Provided data:
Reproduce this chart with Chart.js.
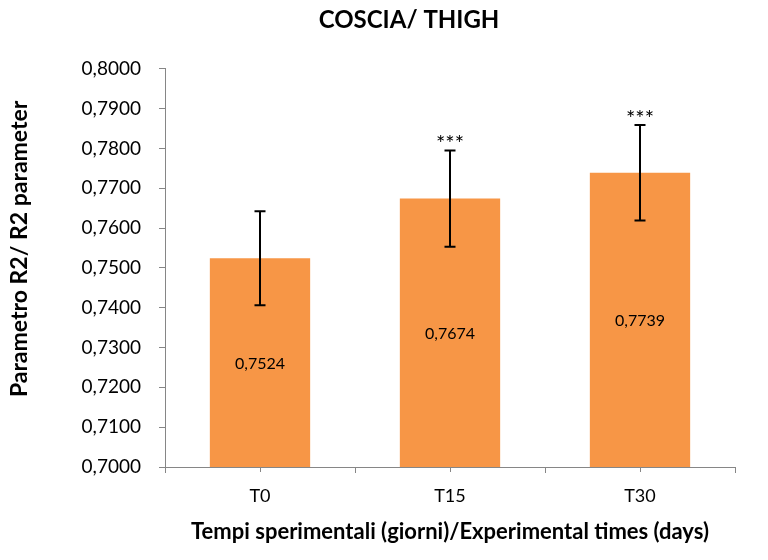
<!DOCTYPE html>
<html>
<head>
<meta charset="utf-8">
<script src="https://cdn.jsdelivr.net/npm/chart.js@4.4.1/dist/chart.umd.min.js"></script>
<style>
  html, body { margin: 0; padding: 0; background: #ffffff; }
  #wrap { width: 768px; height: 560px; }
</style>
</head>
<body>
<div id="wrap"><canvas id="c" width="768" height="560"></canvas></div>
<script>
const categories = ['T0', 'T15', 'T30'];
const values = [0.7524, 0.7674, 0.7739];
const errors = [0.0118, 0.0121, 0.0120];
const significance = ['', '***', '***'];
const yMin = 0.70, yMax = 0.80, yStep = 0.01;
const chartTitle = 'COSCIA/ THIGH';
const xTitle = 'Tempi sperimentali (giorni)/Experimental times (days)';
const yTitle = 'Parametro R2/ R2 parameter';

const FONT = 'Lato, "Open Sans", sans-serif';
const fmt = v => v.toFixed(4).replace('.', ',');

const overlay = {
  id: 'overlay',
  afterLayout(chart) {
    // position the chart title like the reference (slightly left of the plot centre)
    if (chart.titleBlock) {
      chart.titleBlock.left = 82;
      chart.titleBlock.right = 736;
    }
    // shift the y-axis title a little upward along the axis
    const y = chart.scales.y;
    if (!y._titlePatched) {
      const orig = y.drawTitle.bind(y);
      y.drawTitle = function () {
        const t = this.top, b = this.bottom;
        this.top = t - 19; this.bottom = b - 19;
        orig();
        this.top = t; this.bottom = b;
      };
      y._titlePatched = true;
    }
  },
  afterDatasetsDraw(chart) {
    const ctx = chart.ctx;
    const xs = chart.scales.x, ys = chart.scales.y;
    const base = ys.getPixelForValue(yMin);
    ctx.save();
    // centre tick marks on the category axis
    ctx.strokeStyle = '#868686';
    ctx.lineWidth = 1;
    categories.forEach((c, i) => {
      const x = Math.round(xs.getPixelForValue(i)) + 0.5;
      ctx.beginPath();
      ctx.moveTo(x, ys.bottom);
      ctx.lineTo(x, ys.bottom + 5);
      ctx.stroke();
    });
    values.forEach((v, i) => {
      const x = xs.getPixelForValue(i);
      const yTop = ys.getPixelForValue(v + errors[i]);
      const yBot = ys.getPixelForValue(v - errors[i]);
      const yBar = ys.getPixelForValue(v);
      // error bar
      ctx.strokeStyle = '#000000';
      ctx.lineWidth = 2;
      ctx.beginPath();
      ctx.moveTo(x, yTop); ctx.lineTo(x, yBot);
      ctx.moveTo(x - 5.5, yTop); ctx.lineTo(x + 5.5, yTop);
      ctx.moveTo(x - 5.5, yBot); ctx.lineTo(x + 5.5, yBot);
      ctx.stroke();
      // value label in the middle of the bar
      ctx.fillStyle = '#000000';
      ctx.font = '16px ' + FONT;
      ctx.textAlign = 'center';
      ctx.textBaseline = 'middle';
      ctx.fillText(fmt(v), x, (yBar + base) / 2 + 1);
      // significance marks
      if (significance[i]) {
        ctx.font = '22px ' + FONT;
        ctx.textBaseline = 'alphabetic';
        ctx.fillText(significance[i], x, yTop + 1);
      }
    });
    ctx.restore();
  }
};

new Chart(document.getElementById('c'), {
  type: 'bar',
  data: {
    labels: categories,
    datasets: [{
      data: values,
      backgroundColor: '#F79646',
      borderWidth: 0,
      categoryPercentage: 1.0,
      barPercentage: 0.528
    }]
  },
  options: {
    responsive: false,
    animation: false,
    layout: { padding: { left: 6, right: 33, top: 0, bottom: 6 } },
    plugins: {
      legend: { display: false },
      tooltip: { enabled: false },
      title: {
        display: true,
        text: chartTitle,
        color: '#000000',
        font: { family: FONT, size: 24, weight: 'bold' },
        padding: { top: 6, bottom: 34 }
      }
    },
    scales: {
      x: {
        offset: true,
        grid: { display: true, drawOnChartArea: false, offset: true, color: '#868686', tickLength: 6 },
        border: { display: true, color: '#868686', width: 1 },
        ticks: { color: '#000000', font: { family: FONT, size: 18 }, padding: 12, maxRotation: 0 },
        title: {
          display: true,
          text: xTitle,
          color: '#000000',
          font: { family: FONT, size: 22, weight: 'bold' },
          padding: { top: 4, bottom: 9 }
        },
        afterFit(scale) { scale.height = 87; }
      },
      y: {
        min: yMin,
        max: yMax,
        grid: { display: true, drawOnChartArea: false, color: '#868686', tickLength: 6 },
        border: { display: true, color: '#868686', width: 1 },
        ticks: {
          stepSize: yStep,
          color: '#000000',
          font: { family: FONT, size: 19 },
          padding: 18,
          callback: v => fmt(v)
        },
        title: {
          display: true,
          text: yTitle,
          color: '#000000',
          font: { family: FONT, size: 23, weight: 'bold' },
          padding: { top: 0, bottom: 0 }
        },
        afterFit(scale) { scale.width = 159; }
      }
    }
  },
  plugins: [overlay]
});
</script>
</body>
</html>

Exercise task: Set down the material exactly, every line of it, except for the pictures.

Written response:
Reproduce this chart with Chart.js.
<!DOCTYPE html>
<html>
<head>
<meta charset="utf-8">
<script src="https://cdn.jsdelivr.net/npm/chart.js@4.4.1/dist/chart.umd.min.js"></script>
<style>
  html, body { margin: 0; padding: 0; background: #ffffff; }
  #wrap { width: 768px; height: 560px; }
</style>
</head>
<body>
<div id="wrap"><canvas id="c" width="768" height="560"></canvas></div>
<script>
const categories = ['T0', 'T15', 'T30'];
const values = [0.7524, 0.7674, 0.7739];
const errors = [0.0118, 0.0121, 0.0120];
const significance = ['', '***', '***'];
const yMin = 0.70, yMax = 0.80, yStep = 0.01;
const chartTitle = 'COSCIA/ THIGH';
const xTitle = 'Tempi sperimentali (giorni)/Experimental times (days)';
const yTitle = 'Parametro R2/ R2 parameter';

const FONT = 'Lato, "Open Sans", sans-serif';
const fmt = v => v.toFixed(4).replace('.', ',');

const overlay = {
  id: 'overlay',
  afterLayout(chart) {
    // position the chart title like the reference (slightly left of the plot centre)
    if (chart.titleBlock) {
      chart.titleBlock.left = 82;
      chart.titleBlock.right = 736;
    }
    // shift the y-axis title a little upward along the axis
    const y = chart.scales.y;
    if (!y._titlePatched) {
      const orig = y.drawTitle.bind(y);
      y.drawTitle = function () {
        const t = this.top, b = this.bottom;
        this.top = t - 19; this.bottom = b - 19;
        orig();
        this.top = t; this.bottom = b;
      };
      y._titlePatched = true;
    }
  },
  afterDatasetsDraw(chart) {
    const ctx = chart.ctx;
    const xs = chart.scales.x, ys = chart.scales.y;
    const base = ys.getPixelForValue(yMin);
    ctx.save();
    // centre tick marks on the category axis
    ctx.strokeStyle = '#868686';
    ctx.lineWidth = 1;
    categories.forEach((c, i) => {
      const x = Math.round(xs.getPixelForValue(i)) + 0.5;
      ctx.beginPath();
      ctx.moveTo(x, ys.bottom);
      ctx.lineTo(x, ys.bottom + 5);
      ctx.stroke();
    });
    values.forEach((v, i) => {
      const x = xs.getPixelForValue(i);
      const yTop = ys.getPixelForValue(v + errors[i]);
      const yBot = ys.getPixelForValue(v - errors[i]);
      const yBar = ys.getPixelForValue(v);
      // error bar
      ctx.strokeStyle = '#000000';
      ctx.lineWidth = 2;
      ctx.beginPath();
      ctx.moveTo(x, yTop); ctx.lineTo(x, yBot);
      ctx.moveTo(x - 5.5, yTop); ctx.lineTo(x + 5.5, yTop);
      ctx.moveTo(x - 5.5, yBot); ctx.lineTo(x + 5.5, yBot);
      ctx.stroke();
      // value label in the middle of the bar
      ctx.fillStyle = '#000000';
      ctx.font = '16px ' + FONT;
      ctx.textAlign = 'center';
      ctx.textBaseline = 'middle';
      ctx.fillText(fmt(v), x, (yBar + base) / 2 + 1);
      // significance marks
      if (significance[i]) {
        ctx.font = '22px ' + FONT;
        ctx.textBaseline = 'alphabetic';
        ctx.fillText(significance[i], x, yTop + 1);
      }
    });
    ctx.restore();
  }
};

new Chart(document.getElementById('c'), {
  type: 'bar',
  data: {
    labels: categories,
    datasets: [{
      data: values,
      backgroundColor: '#F79646',
      borderWidth: 0,
      categoryPercentage: 1.0,
      barPercentage: 0.528
    }]
  },
  options: {
    responsive: false,
    animation: false,
    layout: { padding: { left: 6, right: 33, top: 0, bottom: 6 } },
    plugins: {
      legend: { display: false },
      tooltip: { enabled: false },
      title: {
        display: true,
        text: chartTitle,
        color: '#000000',
        font: { family: FONT, size: 24, weight: 'bold' },
        padding: { top: 6, bottom: 34 }
      }
    },
    scales: {
      x: {
        offset: true,
        grid: { display: true, drawOnChartArea: false, offset: true, color: '#868686', tickLength: 6 },
        border: { display: true, color: '#868686', width: 1 },
        ticks: { color: '#000000', font: { family: FONT, size: 18 }, padding: 12, maxRotation: 0 },
        title: {
          display: true,
          text: xTitle,
          color: '#000000',
          font: { family: FONT, size: 22, weight: 'bold' },
          padding: { top: 4, bottom: 9 }
        },
        afterFit(scale) { scale.height = 87; }
      },
      y: {
        min: yMin,
        max: yMax,
        grid: { display: true, drawOnChartArea: false, color: '#868686', tickLength: 6 },
        border: { display: true, color: '#868686', width: 1 },
        ticks: {
          stepSize: yStep,
          color: '#000000',
          font: { family: FONT, size: 19 },
          padding: 18,
          callback: v => fmt(v)
        },
        title: {
          display: true,
          text: yTitle,
          color: '#000000',
          font: { family: FONT, size: 23, weight: 'bold' },
          padding: { top: 0, bottom: 0 }
        },
        afterFit(scale) { scale.width = 159; }
      }
    }
  },
  plugins: [overlay]
});
</script>
</body>
</html>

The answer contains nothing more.